SHORT EXERCISE:
Give again, word for word, the lines below that run from the line with "Emit a web page" through the line with "function pairs(xs, ys)". Drop the pictures.

[Figure scripts]
= = =

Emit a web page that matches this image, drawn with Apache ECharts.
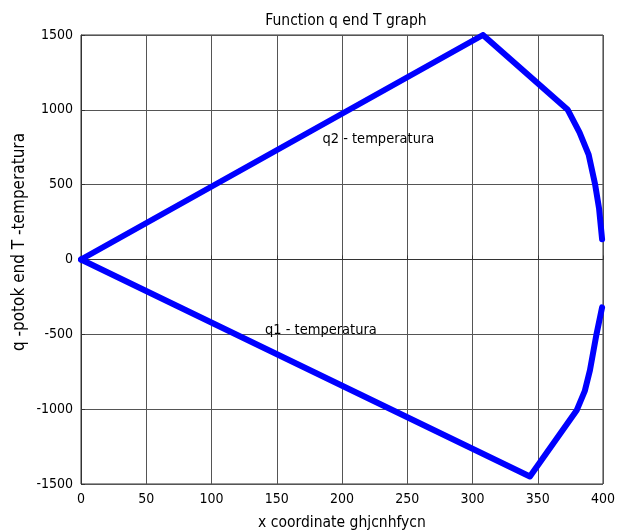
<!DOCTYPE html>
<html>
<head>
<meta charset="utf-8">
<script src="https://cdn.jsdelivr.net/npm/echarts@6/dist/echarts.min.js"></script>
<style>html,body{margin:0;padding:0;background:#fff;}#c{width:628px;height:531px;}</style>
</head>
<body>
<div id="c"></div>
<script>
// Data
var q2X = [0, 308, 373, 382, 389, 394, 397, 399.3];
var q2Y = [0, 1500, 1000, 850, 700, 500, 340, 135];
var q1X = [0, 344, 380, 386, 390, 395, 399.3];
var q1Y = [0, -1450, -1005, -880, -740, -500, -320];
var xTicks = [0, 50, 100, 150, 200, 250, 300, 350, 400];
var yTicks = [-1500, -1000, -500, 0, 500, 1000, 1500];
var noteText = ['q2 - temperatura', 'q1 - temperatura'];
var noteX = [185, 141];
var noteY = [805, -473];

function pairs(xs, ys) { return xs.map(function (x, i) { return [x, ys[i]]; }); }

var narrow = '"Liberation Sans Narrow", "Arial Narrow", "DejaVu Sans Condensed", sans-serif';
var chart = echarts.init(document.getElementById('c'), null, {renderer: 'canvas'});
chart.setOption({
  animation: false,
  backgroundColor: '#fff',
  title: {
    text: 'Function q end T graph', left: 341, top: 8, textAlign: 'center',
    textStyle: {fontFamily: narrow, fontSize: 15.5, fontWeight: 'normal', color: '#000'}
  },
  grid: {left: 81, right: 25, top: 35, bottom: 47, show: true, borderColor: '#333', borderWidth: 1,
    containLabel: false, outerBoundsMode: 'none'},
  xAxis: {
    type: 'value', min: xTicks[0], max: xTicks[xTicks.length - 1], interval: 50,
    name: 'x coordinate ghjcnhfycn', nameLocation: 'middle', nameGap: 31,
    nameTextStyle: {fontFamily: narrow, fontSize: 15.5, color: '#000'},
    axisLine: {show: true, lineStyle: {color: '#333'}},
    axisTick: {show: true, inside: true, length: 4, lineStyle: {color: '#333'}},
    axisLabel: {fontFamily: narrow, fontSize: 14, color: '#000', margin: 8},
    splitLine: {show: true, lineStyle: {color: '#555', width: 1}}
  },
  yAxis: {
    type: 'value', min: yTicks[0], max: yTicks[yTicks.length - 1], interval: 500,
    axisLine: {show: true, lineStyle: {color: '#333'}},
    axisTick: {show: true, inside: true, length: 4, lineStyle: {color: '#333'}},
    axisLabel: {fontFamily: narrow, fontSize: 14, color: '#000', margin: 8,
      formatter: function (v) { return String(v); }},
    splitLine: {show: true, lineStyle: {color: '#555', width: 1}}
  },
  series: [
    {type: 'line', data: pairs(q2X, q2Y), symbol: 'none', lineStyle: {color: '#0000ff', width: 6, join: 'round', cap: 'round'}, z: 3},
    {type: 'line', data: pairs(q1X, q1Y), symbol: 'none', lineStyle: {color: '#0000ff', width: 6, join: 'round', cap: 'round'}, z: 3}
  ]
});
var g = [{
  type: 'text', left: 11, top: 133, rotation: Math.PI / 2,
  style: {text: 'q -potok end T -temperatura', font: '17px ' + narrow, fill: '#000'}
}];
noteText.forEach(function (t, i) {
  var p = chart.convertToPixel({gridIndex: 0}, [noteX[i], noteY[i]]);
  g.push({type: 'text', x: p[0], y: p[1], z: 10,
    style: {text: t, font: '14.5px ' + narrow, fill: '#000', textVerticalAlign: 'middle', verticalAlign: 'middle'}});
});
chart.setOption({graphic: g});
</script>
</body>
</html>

= = =

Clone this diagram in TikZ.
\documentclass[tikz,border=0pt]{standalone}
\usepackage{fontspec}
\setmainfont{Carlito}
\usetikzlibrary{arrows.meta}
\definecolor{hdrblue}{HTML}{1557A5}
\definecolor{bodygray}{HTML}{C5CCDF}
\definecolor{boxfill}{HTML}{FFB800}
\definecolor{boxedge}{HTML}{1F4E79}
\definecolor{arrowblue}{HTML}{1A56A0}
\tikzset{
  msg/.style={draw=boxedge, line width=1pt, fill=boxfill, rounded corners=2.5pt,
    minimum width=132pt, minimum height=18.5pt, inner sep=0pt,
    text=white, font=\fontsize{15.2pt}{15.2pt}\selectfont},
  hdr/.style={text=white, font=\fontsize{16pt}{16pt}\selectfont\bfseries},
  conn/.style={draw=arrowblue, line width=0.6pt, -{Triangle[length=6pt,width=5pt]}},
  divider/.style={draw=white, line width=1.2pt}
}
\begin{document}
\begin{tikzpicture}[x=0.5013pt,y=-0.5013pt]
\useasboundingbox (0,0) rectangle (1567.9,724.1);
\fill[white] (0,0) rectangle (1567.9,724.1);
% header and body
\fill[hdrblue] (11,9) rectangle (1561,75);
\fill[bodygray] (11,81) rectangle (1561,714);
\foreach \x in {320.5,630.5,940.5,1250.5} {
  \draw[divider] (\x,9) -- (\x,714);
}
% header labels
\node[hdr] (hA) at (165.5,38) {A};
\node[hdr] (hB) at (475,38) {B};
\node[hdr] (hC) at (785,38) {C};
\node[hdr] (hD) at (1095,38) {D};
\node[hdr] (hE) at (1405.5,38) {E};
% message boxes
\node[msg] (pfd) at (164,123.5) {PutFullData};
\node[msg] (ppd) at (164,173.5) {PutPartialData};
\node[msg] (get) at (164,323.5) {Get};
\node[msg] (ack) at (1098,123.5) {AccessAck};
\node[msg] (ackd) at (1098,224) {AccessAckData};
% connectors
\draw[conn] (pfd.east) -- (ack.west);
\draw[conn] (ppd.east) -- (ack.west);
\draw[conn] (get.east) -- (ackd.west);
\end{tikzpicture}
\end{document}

= = =

CORRECT ANSWER:
Emit a web page that matches this image, drawn with Apache ECharts.
<!DOCTYPE html>
<html>
<head>
<meta charset="utf-8">
<script src="https://cdn.jsdelivr.net/npm/echarts@6/dist/echarts.min.js"></script>
<style>html,body{margin:0;padding:0;background:#fff;}#c{width:628px;height:531px;}</style>
</head>
<body>
<div id="c"></div>
<script>
// Data
var q2X = [0, 308, 373, 382, 389, 394, 397, 399.3];
var q2Y = [0, 1500, 1000, 850, 700, 500, 340, 135];
var q1X = [0, 344, 380, 386, 390, 395, 399.3];
var q1Y = [0, -1450, -1005, -880, -740, -500, -320];
var xTicks = [0, 50, 100, 150, 200, 250, 300, 350, 400];
var yTicks = [-1500, -1000, -500, 0, 500, 1000, 1500];
var noteText = ['q2 - temperatura', 'q1 - temperatura'];
var noteX = [185, 141];
var noteY = [805, -473];

function pairs(xs, ys) { return xs.map(function (x, i) { return [x, ys[i]]; }); }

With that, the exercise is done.